View the annotations of the bookbuyer namespace:

kubectl get namespace bookbuyer -o json | jq '.metadata.annotations'

The following annotation must be present:

{
  "openservicemesh.io/sidecar-injection": "enabled"
}

View the labels of the bookbuyer namespace:

kubectl get namespace bookbuyer -o json | jq '.metadata.labels'

The following label must be present:

{
  "openservicemesh.io/monitored-by": "osm"
}

If you aren't using the osm CLI, you can manually add these annotations to your namespaces. If a namespace isn't annotated with "openservicemesh.io/sidecar-injection": "enabled", or if it isn't labeled with "openservicemesh.io/monitored-by": "osm", the OSM injector doesn't add Envoy sidecars.

Note

After osm namespace add is called, only new pods are injected with an Envoy sidecar. Existing pods must be restarted by using the kubectl rollout restart deployment command.

Verify the SMI CRDs

For the OSM Service Mesh Interface (SMI), check whether the cluster has the required custom resource definitions (CRDs):

kubectl get crds

Ensure that the CRDs correspond to the versions that are available in the release branch.

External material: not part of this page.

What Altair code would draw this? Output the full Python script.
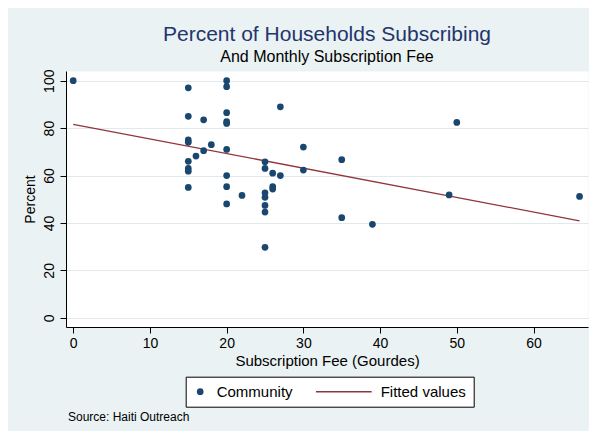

To confirm which CRD versions are in use, see SMI supported versions and select your version in the Releases menu.

Get the versions of the installed CRDs by using the following command:

for x in $(kubectl get crds --no-headers | awk '{print $1}' | grep 'smi-spec.io'); do
    kubectl get crd $x -o json | jq -r '(.metadata.name, "----" , .spec.versions[].name, "\n")'
done

If CRDs are missing, use the following commands to install them on the cluster. Replace the version in these commands as needed (for example, instead of v1.1.0, you might use release-v1.1).

kubectl apply -f https://raw.githubusercontent.com/openservicemesh/osm/release-v1.0/cmd/osm-bootstrap/crds/smi_http_route_group.yaml

kubectl apply -f https://raw.githubusercontent.com/openservicemesh/osm/release-v1.0/cmd/osm-bootstrap/crds/smi_tcp_route.yaml

kubectl apply -f https://raw.githubusercontent.com/openservicemesh/osm/release-v1.0/cmd/osm-bootstrap/crds/smi_traffic_access.yaml

kubectl apply -f https://raw.githubusercontent.com/openservicemesh/osm/release-v1.0/cmd/osm-bootstrap/crds/smi_traffic_split.yaml

To see how CRD versions change between releases, see the OSM release notes.

Troubleshoot certificate management

For information on how OSM issues and manages certificates to Envoy proxies running on application pods, see the OSM documentation.

Upgrade Envoy

When a new pod is created in a namespace that's monitored by the add-on, OSM injects an Envoy proxy sidecar in that pod. If the Envoy version needs to be updated, follow the steps in the Upgrade Guide in the OSM documentation.